Exercise goal
Only the lines from the one containing "Rebuild this diagram" through the one containing "(hWho) at (1014.5,25)" should be output, both ends included and exactly as they appear, minus any pictures.

** START Raw data **

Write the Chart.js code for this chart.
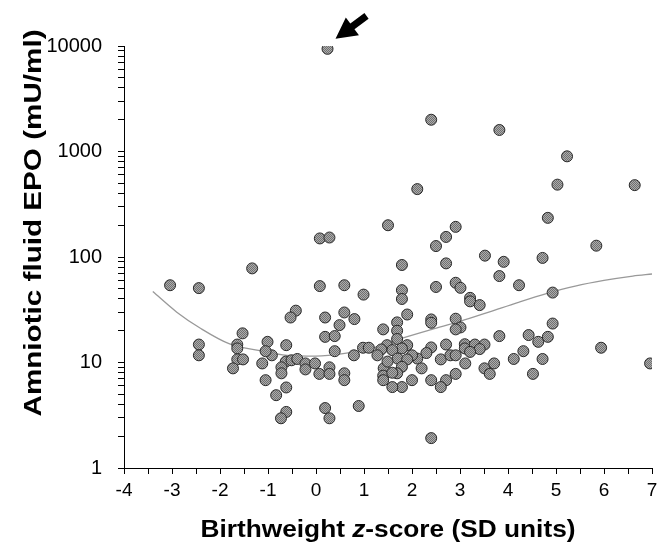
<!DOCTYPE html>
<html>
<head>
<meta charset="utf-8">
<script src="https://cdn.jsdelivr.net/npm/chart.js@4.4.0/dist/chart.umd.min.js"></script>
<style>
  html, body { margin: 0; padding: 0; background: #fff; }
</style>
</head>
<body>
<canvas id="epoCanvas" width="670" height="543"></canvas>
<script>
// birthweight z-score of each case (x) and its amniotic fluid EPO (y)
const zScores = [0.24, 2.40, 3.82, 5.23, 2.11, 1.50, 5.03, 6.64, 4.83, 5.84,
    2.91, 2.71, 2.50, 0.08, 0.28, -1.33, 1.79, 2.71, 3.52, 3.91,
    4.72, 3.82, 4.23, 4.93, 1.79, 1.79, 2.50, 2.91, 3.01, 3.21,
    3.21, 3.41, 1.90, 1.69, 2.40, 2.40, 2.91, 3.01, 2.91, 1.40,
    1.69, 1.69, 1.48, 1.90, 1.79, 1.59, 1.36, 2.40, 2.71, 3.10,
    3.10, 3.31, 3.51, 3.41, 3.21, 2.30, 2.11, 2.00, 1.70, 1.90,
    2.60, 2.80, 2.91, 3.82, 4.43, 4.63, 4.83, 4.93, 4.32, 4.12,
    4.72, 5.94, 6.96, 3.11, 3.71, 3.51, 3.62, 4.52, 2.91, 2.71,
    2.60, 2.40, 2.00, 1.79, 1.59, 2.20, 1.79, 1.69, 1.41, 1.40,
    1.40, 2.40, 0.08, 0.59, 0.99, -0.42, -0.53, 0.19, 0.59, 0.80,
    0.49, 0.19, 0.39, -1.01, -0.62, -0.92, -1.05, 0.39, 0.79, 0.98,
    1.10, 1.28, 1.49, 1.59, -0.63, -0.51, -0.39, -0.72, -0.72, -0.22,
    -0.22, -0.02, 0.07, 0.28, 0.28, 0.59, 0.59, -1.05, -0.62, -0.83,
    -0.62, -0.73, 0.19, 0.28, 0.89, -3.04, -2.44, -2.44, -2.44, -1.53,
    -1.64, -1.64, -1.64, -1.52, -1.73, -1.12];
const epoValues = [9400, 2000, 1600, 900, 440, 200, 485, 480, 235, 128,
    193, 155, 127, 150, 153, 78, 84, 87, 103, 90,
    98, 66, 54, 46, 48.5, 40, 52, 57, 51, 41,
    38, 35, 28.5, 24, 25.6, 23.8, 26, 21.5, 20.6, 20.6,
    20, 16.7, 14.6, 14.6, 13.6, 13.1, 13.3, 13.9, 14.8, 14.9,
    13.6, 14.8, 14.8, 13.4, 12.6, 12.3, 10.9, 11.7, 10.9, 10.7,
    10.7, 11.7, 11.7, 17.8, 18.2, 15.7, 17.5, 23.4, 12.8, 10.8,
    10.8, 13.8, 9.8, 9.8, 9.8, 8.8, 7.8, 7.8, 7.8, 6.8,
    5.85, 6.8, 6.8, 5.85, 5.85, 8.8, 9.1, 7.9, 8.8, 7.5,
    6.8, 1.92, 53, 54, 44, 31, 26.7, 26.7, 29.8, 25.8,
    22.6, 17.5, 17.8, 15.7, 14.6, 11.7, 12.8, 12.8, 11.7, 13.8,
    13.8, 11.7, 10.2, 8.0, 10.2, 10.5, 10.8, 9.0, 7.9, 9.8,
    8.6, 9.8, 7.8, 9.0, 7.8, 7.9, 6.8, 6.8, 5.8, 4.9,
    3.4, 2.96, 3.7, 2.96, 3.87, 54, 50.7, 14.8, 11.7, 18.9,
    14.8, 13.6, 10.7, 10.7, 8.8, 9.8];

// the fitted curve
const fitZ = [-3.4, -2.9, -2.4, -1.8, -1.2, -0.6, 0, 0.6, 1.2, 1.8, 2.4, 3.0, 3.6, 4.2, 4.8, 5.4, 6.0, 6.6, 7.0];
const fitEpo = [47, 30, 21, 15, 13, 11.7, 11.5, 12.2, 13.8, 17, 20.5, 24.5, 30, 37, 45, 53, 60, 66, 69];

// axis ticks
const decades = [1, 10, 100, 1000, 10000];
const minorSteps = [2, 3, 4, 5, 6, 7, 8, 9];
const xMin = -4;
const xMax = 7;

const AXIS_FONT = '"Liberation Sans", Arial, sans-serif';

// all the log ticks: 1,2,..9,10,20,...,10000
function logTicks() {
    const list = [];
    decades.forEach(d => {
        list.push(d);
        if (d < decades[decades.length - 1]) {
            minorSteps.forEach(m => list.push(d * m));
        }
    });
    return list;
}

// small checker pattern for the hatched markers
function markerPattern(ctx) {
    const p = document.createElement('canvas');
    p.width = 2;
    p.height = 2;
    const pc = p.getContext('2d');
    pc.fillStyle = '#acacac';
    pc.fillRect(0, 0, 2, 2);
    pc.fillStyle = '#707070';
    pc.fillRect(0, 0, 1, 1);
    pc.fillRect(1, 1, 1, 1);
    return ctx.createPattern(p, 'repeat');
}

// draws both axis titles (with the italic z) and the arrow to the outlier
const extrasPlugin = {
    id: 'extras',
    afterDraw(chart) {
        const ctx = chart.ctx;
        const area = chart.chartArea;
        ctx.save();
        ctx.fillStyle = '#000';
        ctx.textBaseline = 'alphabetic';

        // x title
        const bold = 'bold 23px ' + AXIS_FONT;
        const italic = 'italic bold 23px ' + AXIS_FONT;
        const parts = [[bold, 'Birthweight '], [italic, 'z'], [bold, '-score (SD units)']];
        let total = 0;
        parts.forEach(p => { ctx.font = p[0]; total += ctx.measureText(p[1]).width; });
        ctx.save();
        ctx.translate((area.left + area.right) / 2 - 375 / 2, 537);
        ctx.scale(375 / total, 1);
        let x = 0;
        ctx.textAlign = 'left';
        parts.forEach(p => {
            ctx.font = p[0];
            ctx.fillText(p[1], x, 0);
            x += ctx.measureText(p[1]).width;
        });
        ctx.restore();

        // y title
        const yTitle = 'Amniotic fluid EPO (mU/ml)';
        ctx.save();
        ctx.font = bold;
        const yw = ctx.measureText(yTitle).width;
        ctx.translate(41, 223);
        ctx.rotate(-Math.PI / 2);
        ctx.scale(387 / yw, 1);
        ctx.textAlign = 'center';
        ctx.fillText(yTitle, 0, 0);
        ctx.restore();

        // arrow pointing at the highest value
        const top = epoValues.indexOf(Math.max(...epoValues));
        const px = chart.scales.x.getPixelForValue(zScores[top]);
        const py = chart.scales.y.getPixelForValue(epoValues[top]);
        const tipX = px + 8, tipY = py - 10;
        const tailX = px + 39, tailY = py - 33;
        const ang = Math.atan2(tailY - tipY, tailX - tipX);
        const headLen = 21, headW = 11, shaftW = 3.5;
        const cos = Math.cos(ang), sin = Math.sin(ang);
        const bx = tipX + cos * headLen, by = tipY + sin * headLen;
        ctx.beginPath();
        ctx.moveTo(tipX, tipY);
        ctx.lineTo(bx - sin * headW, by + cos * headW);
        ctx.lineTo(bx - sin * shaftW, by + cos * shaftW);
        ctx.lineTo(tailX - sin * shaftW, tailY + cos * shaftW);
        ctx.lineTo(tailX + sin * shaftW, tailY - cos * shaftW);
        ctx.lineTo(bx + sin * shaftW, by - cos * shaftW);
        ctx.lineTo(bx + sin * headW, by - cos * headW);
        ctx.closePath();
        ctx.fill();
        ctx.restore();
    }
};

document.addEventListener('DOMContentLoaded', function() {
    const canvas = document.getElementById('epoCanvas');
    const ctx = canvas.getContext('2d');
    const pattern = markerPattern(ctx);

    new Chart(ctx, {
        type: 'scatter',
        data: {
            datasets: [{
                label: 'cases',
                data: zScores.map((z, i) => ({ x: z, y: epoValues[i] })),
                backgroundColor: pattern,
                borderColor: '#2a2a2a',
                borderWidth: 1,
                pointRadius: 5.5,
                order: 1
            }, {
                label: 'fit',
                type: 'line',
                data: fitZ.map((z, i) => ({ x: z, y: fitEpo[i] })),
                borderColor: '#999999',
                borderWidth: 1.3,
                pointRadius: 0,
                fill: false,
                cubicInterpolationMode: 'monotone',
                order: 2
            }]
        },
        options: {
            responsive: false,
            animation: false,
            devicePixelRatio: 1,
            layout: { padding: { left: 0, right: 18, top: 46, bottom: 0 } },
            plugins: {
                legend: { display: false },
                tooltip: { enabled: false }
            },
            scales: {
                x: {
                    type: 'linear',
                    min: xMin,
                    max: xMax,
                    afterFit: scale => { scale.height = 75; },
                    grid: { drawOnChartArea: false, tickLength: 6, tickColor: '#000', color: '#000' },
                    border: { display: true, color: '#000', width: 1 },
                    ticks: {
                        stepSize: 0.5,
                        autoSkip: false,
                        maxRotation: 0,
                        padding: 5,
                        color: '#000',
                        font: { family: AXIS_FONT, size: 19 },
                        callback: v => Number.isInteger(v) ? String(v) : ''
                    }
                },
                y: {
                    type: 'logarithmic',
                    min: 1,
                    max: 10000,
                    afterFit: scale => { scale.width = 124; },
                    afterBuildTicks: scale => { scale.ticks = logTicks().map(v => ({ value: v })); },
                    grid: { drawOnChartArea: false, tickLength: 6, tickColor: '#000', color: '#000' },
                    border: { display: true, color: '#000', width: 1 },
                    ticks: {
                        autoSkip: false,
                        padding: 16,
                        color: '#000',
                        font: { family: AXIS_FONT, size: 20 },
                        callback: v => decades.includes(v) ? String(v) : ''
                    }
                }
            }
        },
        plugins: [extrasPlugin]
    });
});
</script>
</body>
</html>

** END Raw data **
** START Raw data **

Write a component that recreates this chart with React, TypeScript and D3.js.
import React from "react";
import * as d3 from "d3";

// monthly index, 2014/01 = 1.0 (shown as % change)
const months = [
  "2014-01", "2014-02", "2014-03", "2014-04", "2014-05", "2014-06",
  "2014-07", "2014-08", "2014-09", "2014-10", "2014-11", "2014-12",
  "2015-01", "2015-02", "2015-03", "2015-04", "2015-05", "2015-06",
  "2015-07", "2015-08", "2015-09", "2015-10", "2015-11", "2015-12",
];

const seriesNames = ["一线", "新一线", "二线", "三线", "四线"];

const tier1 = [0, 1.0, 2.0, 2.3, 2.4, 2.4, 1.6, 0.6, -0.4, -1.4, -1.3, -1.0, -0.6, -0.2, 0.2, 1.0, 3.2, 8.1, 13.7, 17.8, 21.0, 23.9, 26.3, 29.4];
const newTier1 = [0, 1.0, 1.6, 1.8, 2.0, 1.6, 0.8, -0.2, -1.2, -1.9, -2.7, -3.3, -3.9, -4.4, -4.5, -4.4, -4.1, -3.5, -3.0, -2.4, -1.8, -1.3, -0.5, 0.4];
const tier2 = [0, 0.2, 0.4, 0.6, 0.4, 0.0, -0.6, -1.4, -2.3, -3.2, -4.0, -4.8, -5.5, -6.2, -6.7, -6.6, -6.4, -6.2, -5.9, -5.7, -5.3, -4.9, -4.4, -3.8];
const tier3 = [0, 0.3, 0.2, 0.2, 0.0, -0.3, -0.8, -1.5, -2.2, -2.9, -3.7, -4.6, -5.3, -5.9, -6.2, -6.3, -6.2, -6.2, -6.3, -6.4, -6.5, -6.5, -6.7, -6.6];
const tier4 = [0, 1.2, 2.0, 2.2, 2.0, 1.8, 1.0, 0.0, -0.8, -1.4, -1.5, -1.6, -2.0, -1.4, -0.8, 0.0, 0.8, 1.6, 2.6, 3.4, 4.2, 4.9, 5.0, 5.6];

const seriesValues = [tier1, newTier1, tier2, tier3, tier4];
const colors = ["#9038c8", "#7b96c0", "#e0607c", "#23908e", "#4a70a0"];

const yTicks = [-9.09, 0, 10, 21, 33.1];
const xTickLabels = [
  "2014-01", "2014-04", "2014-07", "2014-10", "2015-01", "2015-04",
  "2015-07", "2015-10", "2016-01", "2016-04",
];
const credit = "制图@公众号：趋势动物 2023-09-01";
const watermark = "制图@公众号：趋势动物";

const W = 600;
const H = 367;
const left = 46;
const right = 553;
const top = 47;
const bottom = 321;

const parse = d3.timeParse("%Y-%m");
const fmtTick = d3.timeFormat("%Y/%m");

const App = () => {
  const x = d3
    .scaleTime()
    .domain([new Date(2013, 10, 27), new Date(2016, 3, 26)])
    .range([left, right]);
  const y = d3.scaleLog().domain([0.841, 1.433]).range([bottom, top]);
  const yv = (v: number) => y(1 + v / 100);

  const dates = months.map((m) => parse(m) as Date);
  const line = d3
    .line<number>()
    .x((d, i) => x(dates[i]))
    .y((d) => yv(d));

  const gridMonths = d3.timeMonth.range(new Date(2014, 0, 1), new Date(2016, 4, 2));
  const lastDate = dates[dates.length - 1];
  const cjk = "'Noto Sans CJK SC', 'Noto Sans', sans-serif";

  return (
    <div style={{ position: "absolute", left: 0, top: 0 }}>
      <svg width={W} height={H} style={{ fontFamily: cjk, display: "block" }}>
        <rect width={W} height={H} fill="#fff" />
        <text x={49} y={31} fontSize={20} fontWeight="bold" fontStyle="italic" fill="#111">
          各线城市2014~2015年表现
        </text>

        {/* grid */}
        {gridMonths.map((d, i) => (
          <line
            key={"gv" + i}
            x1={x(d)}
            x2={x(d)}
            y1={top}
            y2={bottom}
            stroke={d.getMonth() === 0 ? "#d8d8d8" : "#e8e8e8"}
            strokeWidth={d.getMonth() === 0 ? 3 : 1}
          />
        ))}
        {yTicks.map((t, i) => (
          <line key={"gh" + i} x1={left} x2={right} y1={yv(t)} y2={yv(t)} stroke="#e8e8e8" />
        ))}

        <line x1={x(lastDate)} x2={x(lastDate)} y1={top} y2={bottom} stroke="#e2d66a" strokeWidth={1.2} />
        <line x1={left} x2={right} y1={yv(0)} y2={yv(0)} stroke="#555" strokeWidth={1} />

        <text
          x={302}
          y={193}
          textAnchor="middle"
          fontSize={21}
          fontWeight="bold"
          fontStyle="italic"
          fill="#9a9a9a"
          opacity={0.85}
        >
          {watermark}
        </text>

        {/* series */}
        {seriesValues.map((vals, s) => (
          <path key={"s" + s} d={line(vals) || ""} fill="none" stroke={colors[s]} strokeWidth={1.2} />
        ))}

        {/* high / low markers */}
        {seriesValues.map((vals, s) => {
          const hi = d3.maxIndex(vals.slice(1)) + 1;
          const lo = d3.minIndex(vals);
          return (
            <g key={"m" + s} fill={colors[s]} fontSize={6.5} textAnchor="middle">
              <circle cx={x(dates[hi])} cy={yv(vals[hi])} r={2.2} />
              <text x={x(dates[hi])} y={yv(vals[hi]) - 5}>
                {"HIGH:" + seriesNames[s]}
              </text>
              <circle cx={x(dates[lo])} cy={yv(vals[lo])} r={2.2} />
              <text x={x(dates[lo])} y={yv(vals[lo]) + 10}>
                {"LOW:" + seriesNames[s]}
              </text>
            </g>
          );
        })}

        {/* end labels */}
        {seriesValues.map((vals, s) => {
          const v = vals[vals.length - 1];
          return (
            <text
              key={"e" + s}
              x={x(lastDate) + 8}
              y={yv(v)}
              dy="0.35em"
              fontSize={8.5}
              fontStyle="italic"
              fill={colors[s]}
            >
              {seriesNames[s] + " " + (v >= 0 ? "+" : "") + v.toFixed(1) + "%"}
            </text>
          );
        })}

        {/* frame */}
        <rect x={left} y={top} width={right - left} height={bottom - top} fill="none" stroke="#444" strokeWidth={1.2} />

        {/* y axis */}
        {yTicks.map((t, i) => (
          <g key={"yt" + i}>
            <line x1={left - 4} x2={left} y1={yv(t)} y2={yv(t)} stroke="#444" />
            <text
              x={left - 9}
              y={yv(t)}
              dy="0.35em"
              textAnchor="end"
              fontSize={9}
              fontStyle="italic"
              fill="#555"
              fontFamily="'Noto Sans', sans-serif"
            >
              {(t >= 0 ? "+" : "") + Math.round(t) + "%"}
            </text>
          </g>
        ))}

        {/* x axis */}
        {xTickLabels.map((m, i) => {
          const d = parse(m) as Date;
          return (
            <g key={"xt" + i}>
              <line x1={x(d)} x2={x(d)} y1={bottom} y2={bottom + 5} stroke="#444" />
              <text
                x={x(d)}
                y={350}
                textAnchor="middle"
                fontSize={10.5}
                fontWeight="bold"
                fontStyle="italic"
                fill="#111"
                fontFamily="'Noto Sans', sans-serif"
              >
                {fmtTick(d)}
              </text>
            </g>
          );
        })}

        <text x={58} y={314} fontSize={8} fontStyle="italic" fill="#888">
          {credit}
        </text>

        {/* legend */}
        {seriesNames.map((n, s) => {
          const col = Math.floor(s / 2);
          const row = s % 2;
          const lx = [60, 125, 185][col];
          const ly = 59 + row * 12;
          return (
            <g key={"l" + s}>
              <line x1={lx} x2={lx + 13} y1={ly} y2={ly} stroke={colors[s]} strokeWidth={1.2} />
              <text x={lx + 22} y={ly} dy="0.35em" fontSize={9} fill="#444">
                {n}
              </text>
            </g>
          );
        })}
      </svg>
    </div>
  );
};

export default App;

** END Raw data **
** START Raw data **

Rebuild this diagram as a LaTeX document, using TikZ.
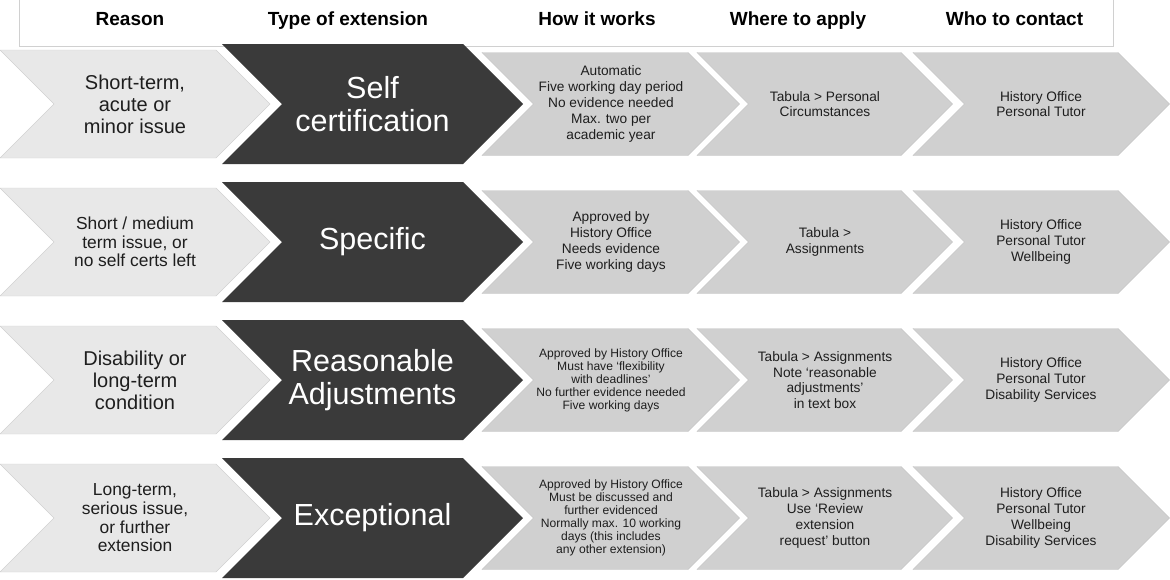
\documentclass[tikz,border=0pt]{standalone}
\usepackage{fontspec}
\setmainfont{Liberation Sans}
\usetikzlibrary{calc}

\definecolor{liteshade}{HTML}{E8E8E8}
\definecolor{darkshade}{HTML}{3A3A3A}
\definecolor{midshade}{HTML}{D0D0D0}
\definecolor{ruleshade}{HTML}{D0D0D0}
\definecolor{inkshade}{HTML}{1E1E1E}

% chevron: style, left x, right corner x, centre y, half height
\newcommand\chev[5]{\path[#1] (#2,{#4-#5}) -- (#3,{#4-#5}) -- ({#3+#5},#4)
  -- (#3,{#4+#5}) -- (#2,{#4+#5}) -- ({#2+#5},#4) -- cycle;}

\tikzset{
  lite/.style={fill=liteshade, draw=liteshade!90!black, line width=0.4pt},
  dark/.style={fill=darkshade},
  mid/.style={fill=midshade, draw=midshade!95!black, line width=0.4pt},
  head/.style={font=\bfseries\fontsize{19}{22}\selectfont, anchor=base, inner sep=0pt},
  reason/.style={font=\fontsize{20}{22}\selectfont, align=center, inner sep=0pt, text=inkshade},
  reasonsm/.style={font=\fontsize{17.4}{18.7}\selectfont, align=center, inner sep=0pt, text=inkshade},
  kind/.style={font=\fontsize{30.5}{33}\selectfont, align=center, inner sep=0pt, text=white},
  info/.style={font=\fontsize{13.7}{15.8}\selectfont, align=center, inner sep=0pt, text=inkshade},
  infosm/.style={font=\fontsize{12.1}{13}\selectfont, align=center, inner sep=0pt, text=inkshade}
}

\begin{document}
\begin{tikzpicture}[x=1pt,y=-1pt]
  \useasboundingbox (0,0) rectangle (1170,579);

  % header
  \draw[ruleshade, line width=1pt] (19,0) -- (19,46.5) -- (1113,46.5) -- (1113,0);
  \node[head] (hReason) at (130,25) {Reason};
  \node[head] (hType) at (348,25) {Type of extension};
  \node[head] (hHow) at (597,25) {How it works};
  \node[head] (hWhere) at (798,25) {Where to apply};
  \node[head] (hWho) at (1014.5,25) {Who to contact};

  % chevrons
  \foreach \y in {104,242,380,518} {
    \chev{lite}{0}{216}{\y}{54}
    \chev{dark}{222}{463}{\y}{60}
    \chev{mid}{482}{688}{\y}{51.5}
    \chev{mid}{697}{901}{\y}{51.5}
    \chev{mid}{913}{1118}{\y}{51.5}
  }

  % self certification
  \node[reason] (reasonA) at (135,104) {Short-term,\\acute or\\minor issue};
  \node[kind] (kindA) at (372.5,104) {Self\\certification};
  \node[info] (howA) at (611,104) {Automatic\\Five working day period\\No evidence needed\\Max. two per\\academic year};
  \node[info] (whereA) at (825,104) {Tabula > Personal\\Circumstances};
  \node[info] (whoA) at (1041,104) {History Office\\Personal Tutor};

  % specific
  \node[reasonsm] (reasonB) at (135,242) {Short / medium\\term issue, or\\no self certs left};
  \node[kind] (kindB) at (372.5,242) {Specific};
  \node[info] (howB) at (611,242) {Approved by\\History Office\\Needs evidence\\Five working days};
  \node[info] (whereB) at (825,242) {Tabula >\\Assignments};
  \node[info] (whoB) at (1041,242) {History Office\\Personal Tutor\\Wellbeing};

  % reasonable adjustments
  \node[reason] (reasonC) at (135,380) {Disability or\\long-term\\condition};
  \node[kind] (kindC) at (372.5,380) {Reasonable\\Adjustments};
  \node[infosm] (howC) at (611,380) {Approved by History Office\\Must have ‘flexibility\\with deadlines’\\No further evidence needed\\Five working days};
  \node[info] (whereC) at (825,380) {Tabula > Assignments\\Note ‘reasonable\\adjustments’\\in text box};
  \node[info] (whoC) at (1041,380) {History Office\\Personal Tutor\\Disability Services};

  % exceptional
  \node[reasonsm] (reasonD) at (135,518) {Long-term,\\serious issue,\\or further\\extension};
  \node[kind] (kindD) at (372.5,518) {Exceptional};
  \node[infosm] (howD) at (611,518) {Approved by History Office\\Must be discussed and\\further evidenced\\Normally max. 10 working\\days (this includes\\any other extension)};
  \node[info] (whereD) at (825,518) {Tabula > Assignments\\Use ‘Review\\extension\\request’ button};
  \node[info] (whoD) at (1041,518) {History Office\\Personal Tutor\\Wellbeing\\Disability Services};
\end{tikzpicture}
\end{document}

** END Raw data **

Final result
Rebuild this diagram as a LaTeX document, using TikZ.
\documentclass[tikz,border=0pt]{standalone}
\usepackage{fontspec}
\setmainfont{Liberation Sans}
\usetikzlibrary{calc}

\definecolor{liteshade}{HTML}{E8E8E8}
\definecolor{darkshade}{HTML}{3A3A3A}
\definecolor{midshade}{HTML}{D0D0D0}
\definecolor{ruleshade}{HTML}{D0D0D0}
\definecolor{inkshade}{HTML}{1E1E1E}

% chevron: style, left x, right corner x, centre y, half height
\newcommand\chev[5]{\path[#1] (#2,{#4-#5}) -- (#3,{#4-#5}) -- ({#3+#5},#4)
  -- (#3,{#4+#5}) -- (#2,{#4+#5}) -- ({#2+#5},#4) -- cycle;}

\tikzset{
  lite/.style={fill=liteshade, draw=liteshade!90!black, line width=0.4pt},
  dark/.style={fill=darkshade},
  mid/.style={fill=midshade, draw=midshade!95!black, line width=0.4pt},
  head/.style={font=\bfseries\fontsize{19}{22}\selectfont, anchor=base, inner sep=0pt},
  reason/.style={font=\fontsize{20}{22}\selectfont, align=center, inner sep=0pt, text=inkshade},
  reasonsm/.style={font=\fontsize{17.4}{18.7}\selectfont, align=center, inner sep=0pt, text=inkshade},
  kind/.style={font=\fontsize{30.5}{33}\selectfont, align=center, inner sep=0pt, text=white},
  info/.style={font=\fontsize{13.7}{15.8}\selectfont, align=center, inner sep=0pt, text=inkshade},
  infosm/.style={font=\fontsize{12.1}{13}\selectfont, align=center, inner sep=0pt, text=inkshade}
}

\begin{document}
\begin{tikzpicture}[x=1pt,y=-1pt]
  \useasboundingbox (0,0) rectangle (1170,579);

  % header
  \draw[ruleshade, line width=1pt] (19,0) -- (19,46.5) -- (1113,46.5) -- (1113,0);
  \node[head] (hReason) at (130,25) {Reason};
  \node[head] (hType) at (348,25) {Type of extension};
  \node[head] (hHow) at (597,25) {How it works};
  \node[head] (hWhere) at (798,25) {Where to apply};
  \node[head] (hWho) at (1014.5,25) {Who to contact};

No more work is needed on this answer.